Filtering a DataFrame based on a partial string match is a common task when working with data in PySpark. You can achieve this using the `filter` or `where` methods along with the `like` function provided by PySpark’s SQL functions module.
Example
Let’s consider a DataFrame containing information about various products, and filter the DataFrame to include only those products whose names contain a specific substring.
Step-by-Step Explanation
First, we need to create a sample DataFrame:
from pyspark.sql import SparkSession
from pyspark.sql.functions import col
# Initialize Spark session
spark = SparkSession.builder.appName("FilterDataFrameExample").getOrCreate()
# Sample data
data = [
("Apple iPhone 12", 799),
("Samsung Galaxy S21", 999),
("Google Pixel 5", 699),
("Apple MacBook Pro", 1299),
("Microsoft Surface", 899)
]
# Create DataFrame
columns = ["Product_Name", "Price"]
df = spark.createDataFrame(data, schema=columns)
# Display the DataFrame
df.show()
+-------------------+-----+
| Product_Name|Price|
+-------------------+-----+
| Apple iPhone 12| 799|
| Samsung Galaxy S21| 999|
| Google Pixel 5| 699|
|Apple MacBook Pro| 1299|
| Microsoft Surface| 899|
+-------------------+-----+
Next, we will filter the DataFrame to include only those products whose names contain the substring ‘Apple’.

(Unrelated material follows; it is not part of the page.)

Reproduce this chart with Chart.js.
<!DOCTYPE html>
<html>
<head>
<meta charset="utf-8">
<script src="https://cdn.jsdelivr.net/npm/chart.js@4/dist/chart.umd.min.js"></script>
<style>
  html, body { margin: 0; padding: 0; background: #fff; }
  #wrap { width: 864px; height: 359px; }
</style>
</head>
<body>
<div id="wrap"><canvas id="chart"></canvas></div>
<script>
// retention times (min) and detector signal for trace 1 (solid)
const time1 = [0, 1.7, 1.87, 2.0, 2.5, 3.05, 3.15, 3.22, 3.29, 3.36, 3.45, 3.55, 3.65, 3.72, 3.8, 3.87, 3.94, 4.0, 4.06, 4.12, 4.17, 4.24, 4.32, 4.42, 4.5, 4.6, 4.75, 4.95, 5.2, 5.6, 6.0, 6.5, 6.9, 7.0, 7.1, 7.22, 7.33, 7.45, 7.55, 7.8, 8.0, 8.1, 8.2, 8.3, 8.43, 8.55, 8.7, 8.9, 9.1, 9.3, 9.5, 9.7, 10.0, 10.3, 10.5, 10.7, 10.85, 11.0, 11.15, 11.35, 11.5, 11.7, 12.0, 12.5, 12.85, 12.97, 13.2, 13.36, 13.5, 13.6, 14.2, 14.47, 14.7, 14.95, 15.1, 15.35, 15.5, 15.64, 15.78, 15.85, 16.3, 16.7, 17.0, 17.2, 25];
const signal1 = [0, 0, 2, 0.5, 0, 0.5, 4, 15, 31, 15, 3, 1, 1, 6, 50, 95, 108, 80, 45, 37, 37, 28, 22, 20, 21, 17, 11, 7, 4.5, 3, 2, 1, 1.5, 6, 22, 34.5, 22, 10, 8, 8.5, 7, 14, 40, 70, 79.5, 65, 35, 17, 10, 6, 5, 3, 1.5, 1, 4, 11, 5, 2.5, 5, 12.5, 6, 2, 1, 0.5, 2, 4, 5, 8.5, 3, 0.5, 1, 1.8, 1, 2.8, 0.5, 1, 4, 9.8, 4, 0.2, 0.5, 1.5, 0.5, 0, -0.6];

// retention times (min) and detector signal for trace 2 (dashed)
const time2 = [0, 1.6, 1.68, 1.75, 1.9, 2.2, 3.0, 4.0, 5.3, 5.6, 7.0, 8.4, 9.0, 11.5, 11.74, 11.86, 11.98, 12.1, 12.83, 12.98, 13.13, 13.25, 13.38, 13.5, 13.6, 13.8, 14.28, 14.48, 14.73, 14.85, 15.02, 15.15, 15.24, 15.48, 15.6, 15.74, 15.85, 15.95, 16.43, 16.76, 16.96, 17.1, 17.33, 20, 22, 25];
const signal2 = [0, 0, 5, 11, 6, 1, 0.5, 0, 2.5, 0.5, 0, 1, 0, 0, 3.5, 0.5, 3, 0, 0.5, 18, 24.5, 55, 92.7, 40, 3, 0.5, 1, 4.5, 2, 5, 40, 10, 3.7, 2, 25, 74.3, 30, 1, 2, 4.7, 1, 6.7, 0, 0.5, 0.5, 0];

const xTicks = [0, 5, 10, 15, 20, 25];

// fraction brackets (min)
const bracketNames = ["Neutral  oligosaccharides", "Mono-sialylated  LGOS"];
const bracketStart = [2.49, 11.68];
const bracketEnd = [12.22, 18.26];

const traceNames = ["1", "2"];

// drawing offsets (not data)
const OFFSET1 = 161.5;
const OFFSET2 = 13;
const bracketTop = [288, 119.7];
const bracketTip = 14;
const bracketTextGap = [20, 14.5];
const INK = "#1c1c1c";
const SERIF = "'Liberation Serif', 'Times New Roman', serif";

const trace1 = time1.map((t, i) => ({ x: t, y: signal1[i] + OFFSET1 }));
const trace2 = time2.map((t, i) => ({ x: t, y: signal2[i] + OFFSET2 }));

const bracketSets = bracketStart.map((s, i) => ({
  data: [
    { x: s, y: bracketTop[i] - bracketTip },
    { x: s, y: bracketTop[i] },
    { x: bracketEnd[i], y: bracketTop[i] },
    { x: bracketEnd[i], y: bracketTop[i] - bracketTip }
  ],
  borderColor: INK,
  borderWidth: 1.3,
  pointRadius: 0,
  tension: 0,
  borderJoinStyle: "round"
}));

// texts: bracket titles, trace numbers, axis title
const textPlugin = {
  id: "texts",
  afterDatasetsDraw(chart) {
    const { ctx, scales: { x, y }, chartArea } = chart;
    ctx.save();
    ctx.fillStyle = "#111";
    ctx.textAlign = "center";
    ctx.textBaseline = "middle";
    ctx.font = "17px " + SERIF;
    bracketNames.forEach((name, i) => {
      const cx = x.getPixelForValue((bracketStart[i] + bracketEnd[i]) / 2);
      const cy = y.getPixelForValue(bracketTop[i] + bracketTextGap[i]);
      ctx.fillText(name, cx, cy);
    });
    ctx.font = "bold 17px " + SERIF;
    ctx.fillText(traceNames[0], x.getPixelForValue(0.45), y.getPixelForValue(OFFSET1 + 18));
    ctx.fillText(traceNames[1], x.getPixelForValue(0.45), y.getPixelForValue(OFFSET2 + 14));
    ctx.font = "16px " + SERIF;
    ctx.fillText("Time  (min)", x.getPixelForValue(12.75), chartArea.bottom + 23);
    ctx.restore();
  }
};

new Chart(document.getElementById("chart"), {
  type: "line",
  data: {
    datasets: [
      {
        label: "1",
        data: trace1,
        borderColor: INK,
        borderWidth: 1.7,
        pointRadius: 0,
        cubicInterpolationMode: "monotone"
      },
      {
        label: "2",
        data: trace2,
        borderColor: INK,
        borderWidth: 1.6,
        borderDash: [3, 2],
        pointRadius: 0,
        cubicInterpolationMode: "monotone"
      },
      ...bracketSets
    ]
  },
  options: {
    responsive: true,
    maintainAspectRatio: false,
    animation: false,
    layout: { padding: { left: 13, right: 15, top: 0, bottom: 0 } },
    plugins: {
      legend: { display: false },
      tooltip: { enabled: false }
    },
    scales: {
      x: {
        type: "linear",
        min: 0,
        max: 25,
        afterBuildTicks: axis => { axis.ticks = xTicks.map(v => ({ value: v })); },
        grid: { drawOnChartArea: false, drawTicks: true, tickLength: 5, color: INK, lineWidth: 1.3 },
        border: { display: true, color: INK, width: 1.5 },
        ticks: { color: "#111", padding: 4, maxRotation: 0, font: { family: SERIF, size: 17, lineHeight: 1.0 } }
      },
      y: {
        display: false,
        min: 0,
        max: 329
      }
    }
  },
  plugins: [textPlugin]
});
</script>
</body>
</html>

Using .filter() with .like()
Here’s how you can perform the filtering:
# Filter DataFrame where Product_Name contains 'Apple'
filtered_df = df.filter(col("Product_Name").like("%Apple%"))
# Display the DataFrame
filtered_df.show()
+-------------------+-----+
| Product_Name|Price|
+-------------------+-----+
| Apple iPhone 12| 799|
|Apple MacBook Pro| 1299|
+-------------------+-----+
In the above snippet, `df.filter(col(“Product_Name”).like(“%Apple%”))` filters the DataFrame to include only the rows where `Product_Name` contains the substring ‘Apple’. The percent signs `%` are wildcards that match zero or more characters.

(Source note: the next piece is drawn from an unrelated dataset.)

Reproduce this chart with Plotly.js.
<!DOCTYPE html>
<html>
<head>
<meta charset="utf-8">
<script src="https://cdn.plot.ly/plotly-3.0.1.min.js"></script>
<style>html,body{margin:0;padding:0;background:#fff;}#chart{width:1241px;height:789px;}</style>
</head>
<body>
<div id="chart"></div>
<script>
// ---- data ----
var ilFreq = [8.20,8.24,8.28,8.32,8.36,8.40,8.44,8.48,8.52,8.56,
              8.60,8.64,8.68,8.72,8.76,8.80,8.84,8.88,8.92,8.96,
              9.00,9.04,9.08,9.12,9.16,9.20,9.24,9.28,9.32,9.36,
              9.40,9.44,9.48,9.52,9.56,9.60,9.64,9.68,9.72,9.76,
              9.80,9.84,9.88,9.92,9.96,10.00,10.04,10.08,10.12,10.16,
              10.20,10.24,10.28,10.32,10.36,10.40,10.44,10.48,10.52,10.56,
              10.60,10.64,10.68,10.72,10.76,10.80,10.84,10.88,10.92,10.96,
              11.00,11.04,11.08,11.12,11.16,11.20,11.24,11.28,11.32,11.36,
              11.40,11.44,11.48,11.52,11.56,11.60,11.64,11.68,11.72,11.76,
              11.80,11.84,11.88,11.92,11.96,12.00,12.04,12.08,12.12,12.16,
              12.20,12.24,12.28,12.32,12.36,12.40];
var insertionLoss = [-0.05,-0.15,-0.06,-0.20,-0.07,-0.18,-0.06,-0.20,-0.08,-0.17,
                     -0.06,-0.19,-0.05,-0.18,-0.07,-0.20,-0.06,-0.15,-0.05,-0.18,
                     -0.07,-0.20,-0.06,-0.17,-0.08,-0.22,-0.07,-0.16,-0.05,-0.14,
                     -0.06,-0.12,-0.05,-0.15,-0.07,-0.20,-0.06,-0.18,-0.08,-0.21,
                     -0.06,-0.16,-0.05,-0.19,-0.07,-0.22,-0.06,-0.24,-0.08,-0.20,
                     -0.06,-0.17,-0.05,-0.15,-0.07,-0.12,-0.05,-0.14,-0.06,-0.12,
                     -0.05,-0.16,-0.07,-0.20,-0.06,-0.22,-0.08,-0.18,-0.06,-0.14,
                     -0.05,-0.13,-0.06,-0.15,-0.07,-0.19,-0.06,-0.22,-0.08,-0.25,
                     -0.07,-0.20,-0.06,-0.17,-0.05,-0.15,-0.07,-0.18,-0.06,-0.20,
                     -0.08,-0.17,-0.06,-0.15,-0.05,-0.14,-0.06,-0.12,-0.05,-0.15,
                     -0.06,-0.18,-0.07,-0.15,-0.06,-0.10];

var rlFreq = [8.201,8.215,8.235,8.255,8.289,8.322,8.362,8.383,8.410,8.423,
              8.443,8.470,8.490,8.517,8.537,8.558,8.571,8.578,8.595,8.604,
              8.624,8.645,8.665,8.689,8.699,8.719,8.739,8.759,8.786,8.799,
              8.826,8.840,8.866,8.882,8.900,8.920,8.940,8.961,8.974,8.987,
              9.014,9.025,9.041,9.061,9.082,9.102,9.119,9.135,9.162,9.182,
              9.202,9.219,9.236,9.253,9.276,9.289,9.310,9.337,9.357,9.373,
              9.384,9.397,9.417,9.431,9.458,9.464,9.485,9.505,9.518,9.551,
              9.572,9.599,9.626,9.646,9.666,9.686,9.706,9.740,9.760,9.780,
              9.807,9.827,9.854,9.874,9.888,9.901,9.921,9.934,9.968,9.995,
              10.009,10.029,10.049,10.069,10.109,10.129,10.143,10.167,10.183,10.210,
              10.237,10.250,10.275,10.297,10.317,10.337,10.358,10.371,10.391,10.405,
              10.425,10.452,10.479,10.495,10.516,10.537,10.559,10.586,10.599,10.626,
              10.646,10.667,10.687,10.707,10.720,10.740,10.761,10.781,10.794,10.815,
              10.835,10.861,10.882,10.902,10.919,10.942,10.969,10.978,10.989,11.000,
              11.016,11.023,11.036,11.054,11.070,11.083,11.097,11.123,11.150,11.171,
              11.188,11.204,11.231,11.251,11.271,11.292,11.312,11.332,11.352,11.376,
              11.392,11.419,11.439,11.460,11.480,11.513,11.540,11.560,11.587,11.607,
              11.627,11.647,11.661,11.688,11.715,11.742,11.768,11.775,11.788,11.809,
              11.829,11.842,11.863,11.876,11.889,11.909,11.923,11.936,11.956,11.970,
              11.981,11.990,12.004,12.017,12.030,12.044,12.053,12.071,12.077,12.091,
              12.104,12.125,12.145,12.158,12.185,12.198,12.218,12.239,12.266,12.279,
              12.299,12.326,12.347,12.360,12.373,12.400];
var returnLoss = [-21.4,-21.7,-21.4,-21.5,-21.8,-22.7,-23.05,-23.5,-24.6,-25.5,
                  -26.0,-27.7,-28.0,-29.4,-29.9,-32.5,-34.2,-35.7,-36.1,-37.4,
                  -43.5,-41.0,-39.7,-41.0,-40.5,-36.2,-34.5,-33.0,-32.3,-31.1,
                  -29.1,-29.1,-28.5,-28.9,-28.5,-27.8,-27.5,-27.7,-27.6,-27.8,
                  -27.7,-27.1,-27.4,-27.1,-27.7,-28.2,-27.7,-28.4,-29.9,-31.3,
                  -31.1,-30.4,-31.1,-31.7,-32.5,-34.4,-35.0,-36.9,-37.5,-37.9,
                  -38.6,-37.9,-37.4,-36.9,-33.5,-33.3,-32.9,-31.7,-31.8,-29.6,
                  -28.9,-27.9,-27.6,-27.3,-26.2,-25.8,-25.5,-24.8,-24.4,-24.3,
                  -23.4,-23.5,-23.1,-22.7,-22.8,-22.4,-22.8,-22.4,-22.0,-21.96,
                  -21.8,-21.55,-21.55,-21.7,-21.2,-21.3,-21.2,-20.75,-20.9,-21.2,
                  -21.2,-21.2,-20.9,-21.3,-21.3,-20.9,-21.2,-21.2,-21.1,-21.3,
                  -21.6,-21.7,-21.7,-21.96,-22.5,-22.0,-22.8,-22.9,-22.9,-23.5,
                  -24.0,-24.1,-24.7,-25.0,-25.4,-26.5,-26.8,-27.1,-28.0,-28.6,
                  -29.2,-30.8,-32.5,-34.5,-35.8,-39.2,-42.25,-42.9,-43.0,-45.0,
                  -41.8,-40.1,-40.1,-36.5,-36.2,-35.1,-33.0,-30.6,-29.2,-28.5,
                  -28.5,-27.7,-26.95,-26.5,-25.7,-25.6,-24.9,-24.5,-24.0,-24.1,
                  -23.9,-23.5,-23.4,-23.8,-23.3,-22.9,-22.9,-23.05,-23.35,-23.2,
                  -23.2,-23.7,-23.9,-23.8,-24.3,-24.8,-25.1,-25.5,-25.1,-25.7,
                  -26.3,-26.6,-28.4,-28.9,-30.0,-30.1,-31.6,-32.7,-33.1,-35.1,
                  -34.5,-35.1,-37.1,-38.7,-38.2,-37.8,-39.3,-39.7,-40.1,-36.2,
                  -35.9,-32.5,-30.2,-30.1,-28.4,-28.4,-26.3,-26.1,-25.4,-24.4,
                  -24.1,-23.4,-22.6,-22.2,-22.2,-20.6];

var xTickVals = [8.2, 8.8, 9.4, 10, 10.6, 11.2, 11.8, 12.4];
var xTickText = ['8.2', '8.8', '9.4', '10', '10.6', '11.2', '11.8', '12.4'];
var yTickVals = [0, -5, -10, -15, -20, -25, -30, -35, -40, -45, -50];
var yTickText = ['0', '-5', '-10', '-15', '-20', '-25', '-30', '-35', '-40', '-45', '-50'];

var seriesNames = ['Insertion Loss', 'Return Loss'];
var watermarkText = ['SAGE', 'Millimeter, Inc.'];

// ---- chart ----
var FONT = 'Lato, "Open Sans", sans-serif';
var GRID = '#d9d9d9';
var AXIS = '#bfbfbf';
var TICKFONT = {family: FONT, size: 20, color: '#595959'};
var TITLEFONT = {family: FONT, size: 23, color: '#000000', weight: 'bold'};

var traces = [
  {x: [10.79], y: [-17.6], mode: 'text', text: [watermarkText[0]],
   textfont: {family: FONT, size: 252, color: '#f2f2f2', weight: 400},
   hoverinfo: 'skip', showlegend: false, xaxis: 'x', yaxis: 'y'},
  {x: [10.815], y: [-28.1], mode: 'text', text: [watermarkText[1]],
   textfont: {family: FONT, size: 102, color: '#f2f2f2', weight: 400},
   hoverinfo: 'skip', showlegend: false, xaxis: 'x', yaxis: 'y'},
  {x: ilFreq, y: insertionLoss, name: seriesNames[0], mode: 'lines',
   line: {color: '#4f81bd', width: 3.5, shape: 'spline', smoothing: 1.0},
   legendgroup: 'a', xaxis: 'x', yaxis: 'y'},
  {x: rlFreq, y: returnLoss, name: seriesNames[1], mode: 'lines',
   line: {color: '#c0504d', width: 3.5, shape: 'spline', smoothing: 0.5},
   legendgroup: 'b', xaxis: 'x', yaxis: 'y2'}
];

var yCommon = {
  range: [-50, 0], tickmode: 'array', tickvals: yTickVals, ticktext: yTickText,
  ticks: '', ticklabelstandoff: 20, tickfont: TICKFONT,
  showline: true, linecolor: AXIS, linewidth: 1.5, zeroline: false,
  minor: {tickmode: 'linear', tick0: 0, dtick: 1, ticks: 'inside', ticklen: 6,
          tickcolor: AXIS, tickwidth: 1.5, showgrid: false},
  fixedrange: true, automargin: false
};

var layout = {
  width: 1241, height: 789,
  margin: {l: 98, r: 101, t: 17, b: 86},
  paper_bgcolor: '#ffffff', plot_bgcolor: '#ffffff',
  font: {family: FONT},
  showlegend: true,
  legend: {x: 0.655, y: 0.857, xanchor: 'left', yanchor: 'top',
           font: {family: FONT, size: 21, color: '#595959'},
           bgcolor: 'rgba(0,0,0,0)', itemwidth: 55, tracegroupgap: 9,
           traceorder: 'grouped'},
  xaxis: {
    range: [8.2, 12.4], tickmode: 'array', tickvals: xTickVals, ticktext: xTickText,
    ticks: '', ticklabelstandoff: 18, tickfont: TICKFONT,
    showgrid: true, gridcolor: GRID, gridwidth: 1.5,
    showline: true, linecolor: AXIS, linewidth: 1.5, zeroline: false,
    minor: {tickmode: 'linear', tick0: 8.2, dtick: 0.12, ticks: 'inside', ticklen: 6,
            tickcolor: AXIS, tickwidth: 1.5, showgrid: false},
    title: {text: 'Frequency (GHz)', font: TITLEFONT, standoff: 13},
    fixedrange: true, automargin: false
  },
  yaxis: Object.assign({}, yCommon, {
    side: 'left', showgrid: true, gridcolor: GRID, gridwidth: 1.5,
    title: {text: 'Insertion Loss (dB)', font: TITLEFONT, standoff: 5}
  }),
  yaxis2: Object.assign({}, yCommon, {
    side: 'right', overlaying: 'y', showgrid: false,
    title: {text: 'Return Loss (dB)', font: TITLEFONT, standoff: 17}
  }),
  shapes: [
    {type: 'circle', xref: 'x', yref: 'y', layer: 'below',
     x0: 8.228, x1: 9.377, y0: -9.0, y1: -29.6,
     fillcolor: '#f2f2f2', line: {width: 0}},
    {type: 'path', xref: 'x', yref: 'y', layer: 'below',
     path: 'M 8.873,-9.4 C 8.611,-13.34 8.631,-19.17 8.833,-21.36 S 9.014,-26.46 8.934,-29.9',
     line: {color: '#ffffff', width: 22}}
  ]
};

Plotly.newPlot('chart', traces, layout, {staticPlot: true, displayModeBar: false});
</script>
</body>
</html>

Using .where() with .like()
You can achieve the same result using the `where` method, as shown below:
# Filter DataFrame using .where() method
filtered_df = df.where(col("Product_Name").like("%Apple%"))
# Display the DataFrame
filtered_df.show()
+-------------------+-----+
| Product_Name|Price|
+-------------------+-----+
| Apple iPhone 12| 799|
|Apple MacBook Pro| 1299|
+-------------------+-----+
Both `filter` and `where` methods can be used interchangeably for filtering DataFrames in PySpark. This example demonstrates how to filter rows based on partial string matching using the `like` function.